Why does training loss keep falling while validation loss rises?
This divergence is the signature of overfitting: the model has enough capacity to memorise training-set specifics — noise, label errors, dataset-specific patterns — that do not generalise. Training loss measures fit to what has already been seen; validation loss measures generalisation to held-out data. As the model memorises rather than learns structure, it scores better on training data and worse on everything else.
How to think about it
Training loss and validation loss start together, then diverge. Understanding exactly why — and what to do — is a core practical skill.
The mechanism
A neural network with enough parameters can fit any finite training set perfectly. Once it has learned the true underlying patterns, continued training starts fitting residual noise: random label variation, measurement error, and distributional quirks unique to the training split. These features do not appear in the validation set, so validation loss climbs even as training loss falls.

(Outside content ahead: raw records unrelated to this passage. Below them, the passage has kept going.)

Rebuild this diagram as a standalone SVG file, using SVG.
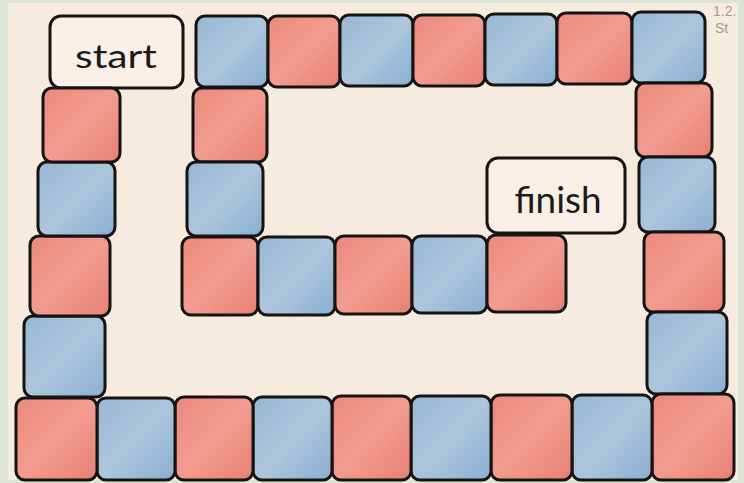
<svg xmlns="http://www.w3.org/2000/svg" width="744" height="483" viewBox="0 0 744 483">
<style>
.t{stroke:#161412;stroke-width:3;stroke-linejoin:round}
.r{fill:url(#gr)}
.b{fill:url(#gb)}
.lbl{fill:#f8efe6}
.txt{font-family:Lato,"Open Sans",sans-serif;font-weight:400;fill:#1c1a18;text-anchor:middle}
.note{font-family:"Liberation Sans",sans-serif;fill:#a89a88;font-size:14px}
</style>
<defs>
<linearGradient id="gr" x1="0" y1="0" x2="1" y2="1">
<stop offset="0" stop-color="#ec897d"/>
<stop offset="0.5" stop-color="#f29c90"/>
<stop offset="1" stop-color="#e87f73"/>
</linearGradient>
<linearGradient id="gb" x1="0" y1="0" x2="1" y2="1">
<stop offset="0" stop-color="#98b6d4"/>
<stop offset="0.5" stop-color="#adc6dc"/>
<stop offset="1" stop-color="#8aaed2"/>
</linearGradient>
</defs>
<rect x="0" y="0" width="744" height="483" fill="#dbe4d6"/>
<rect x="8" y="3" width="730" height="477" fill="#f6ebdf"/>
<g id="corner-note">
<text class="note" x="713" y="16">1.2.</text>
<text class="note" x="715" y="33">St</text>
</g>
<g id="start"><rect class="t lbl" x="50" y="16" width="133" height="72" rx="11"/><text class="txt" x="116" y="68" font-size="33" textLength="82" lengthAdjust="spacingAndGlyphs">start</text></g>
<g id="finish"><rect class="t lbl" x="487" y="158" width="138" height="75" rx="11"/><text class="txt" x="558" y="213" font-size="36" textLength="87" lengthAdjust="spacingAndGlyphs">finish</text></g>
<g id="tiles">
<!-- top row -->
<rect id="t01" class="t b" x="196" y="16" width="72" height="71" rx="9"/>
<rect id="t02" class="t r" x="268" y="16" width="72" height="71" rx="9"/>
<rect id="t03" class="t b" x="340" y="15" width="73" height="71" rx="9"/>
<rect id="t04" class="t r" x="413" y="15" width="72" height="71" rx="9"/>
<rect id="t05" class="t b" x="485" y="14" width="72" height="71" rx="9"/>
<rect id="t06" class="t r" x="557" y="13" width="75" height="71" rx="9"/>
<rect id="t07" class="t b" x="632" y="12" width="73" height="71" rx="9"/>
<!-- right column -->
<rect id="t08" class="t r" x="636" y="83" width="76" height="74" rx="9"/>
<rect id="t09" class="t b" x="639" y="157" width="76" height="75" rx="9"/>
<rect id="t10" class="t r" x="644" y="232" width="80" height="80" rx="9"/>
<rect id="t11" class="t b" x="647" y="312" width="80" height="82" rx="9"/>
<!-- bottom row -->
<rect id="t12" class="t r" x="652" y="394" width="82" height="86" rx="9"/>
<rect id="t13" class="t b" x="572" y="395" width="80" height="85" rx="9"/>
<rect id="t14" class="t r" x="491" y="395" width="81" height="85" rx="9"/>
<rect id="t15" class="t b" x="411" y="396" width="80" height="84" rx="9"/>
<rect id="t16" class="t r" x="332" y="396" width="79" height="84" rx="9"/>
<rect id="t17" class="t b" x="253" y="397" width="79" height="83" rx="9"/>
<rect id="t18" class="t r" x="175" y="397" width="78" height="83" rx="9"/>
<rect id="t19" class="t b" x="97" y="398" width="78" height="82" rx="9"/>
<rect id="t20" class="t r" x="16" y="398" width="81" height="82" rx="9"/>
<!-- left column -->
<rect id="t21" class="t b" x="24" y="316" width="81" height="81" rx="9"/>
<rect id="t22" class="t r" x="30" y="236" width="80" height="80" rx="9"/>
<rect id="t23" class="t b" x="38" y="162" width="77" height="74" rx="9"/>
<rect id="t24" class="t r" x="43" y="88" width="77" height="74" rx="9"/>
<!-- inner column -->
<rect id="t25" class="t r" x="193" y="88" width="74" height="74" rx="9"/>
<rect id="t26" class="t b" x="187" y="162" width="76" height="74" rx="9"/>
<!-- inner row -->
<rect id="t27" class="t r" x="182" y="237" width="76" height="78" rx="9"/>
<rect id="t28" class="t b" x="258" y="237" width="77" height="78" rx="9"/>
<rect id="t29" class="t r" x="335" y="236" width="77" height="78" rx="9"/>
<rect id="t30" class="t b" x="412" y="236" width="75" height="77" rx="9"/>
<rect id="t31" class="t r" x="487" y="235" width="79" height="77" rx="9"/>
</g>
<g id="connectors"/>
</svg>
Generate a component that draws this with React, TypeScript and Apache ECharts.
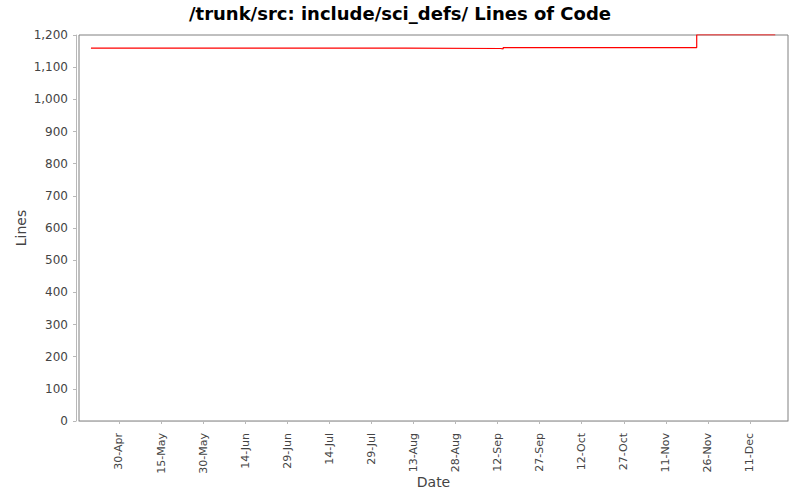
import React, { useEffect, useRef } from "react";
import * as echarts from "echarts";

// Data: commit dates and lines of code (step series)
const dates: string[] = [
  "2009-04-20",
  "2009-08-10",
  "2009-09-13",
  "2009-09-14",
  "2009-11-22",
  "2009-12-20",
];
const linesOfCode: number[] = [1159, 1158, 1157, 1161, 1201, 1201];

// Tick labels on the date axis
const dateTicks: string[] = [
  "2009-04-30", "2009-05-15", "2009-05-30", "2009-06-14", "2009-06-29",
  "2009-07-14", "2009-07-29", "2009-08-13", "2009-08-28", "2009-09-12",
  "2009-09-27", "2009-10-12", "2009-10-27", "2009-11-11", "2009-11-26",
  "2009-12-11",
];
const axisStart = "2009-04-30";
const axisStartOffsetDays = -14.26;
const axisEnd = "2009-12-11";
const axisEndOffsetDays = 13.55;

const MONTHS = ["Jan", "Feb", "Mar", "Apr", "May", "Jun", "Jul", "Aug", "Sep", "Oct", "Nov", "Dec"];
const DAY = 86400000;

function ts(s: string): number {
  const [y, m, d] = s.split("-").map(Number);
  return Date.UTC(y, m - 1, d);
}

export default function App() {
  const ref = useRef<HTMLDivElement>(null);

  useEffect(() => {
    if (!ref.current) return;
    const chart = echarts.init(ref.current, undefined, { renderer: "svg" });
    const font = "'DejaVu Sans', sans-serif";
    chart.setOption({
      animation: false,
      backgroundColor: "#ffffff",
      title: {
        text: "/trunk/src: include/sci_defs/ Lines of Code",
        left: "center",
        top: -1,
        textStyle: { fontFamily: font, fontSize: 18, fontWeight: "bold", color: "#000" },
      },
      grid: {
        left: 79,
        right: 12,
        top: 35,
        bottom: 79,
        show: true,
        borderColor: "#808080",
        borderWidth: 1,
        backgroundColor: "#ffffff",
      },
      xAxis: {
        type: "value",
        min: ts(axisStart) + axisStartOffsetDays * DAY,
        max: ts(axisEnd) + axisEndOffsetDays * DAY,
        offset: 4,
        name: "Date",
        nameLocation: "middle",
        nameGap: 50,
        nameMoveOverlap: false,
        nameTextStyle: { fontFamily: font, fontSize: 14, color: "#444" },
        axisLine: { show: true, lineStyle: { color: "#b8b8b8", width: 1 } },
        axisTick: {
          show: true,
          length: 3,
          lineStyle: { color: "#b8b8b8" },
          customValues: dateTicks.map(ts),
        },
        axisLabel: {
          rotate: 90,
          margin: 8,
          fontFamily: font,
          fontSize: 11,
          color: "#444",
          customValues: dateTicks.map(ts),
          formatter: (v: number) => {
            const d = new Date(v);
            return d.getUTCDate() + "-" + MONTHS[d.getUTCMonth()];
          },
        },
        splitLine: { show: false },
      },
      yAxis: {
        type: "value",
        min: 0,
        max: 1200,
        interval: 100,
        offset: 3,
        name: "Lines",
        nameLocation: "middle",
        nameGap: 48,
        nameMoveOverlap: false,
        nameRotate: 90,
        nameTextStyle: { fontFamily: font, fontSize: 14, color: "#444" },
        axisLine: { show: true, lineStyle: { color: "#b8b8b8", width: 1 } },
        axisTick: { show: true, length: 3, lineStyle: { color: "#b8b8b8" } },
        axisLabel: {
          margin: 8,
          fontFamily: font,
          fontSize: 12,
          color: "#444",
          formatter: (v: number) => v.toLocaleString("en-US"),
        },
        splitLine: { show: false },
      },
      series: [
        {
          type: "line",
          step: "end",
          data: dates.map((d, i) => [ts(d), linesOfCode[i]]),
          showSymbol: false,
          symbol: "none",
          lineStyle: { color: "#ff0000", width: 1.2 },
          itemStyle: { color: "#ff0000" },
        },
      ],
    });
    return () => chart.dispose();
  }, []);

  return (
    <div
      ref={ref}
      style={{ position: "fixed", left: 0, top: 0, width: 800, height: 500, background: "#fff" }}
    />
  );
}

The gap between the two curves is a direct measure of variance — the model’s sensitivity to which specific samples it happened to train on.
Diagnostic questions
Is it definitely overfitting? Check whether training accuracy is near 100% while validation accuracy is much lower. If training accuracy is also low, the problem is underfitting (high bias), not overfitting.
How fast is the gap growing? A slowly widening gap is normal early in training. A suddenly steepening validation curve suggests the model has exhausted generalisable signal and is now memorising.
Fixes ranked by ease
| Fix | Mechanism |
|---|---|
| Early stopping | Stop before memorisation takes over |
| Dropout | Stochastic deactivation prevents co-adaptation |
| Weight decay (L2) | Penalises large, specialised weights |
| Data augmentation | Expands effective training set size |
| More training data | Reduces variance directly |
| Simpler model | Reduces capacity available for memorisation |
| Label smoothing | Prevents confident assignment to noisy labels |
# Label smoothing in PyTorch — softens the target distribution
loss_fn = torch.nn.CrossEntropyLoss(label_smoothing=0.1)
When a gap is acceptable
Some gap is always expected — training and validation distributions are never identical. The question is whether the gap is large enough to matter for the deployment use case. For production models, track the gap across training runs and set a threshold beyond which you apply stronger regularisation.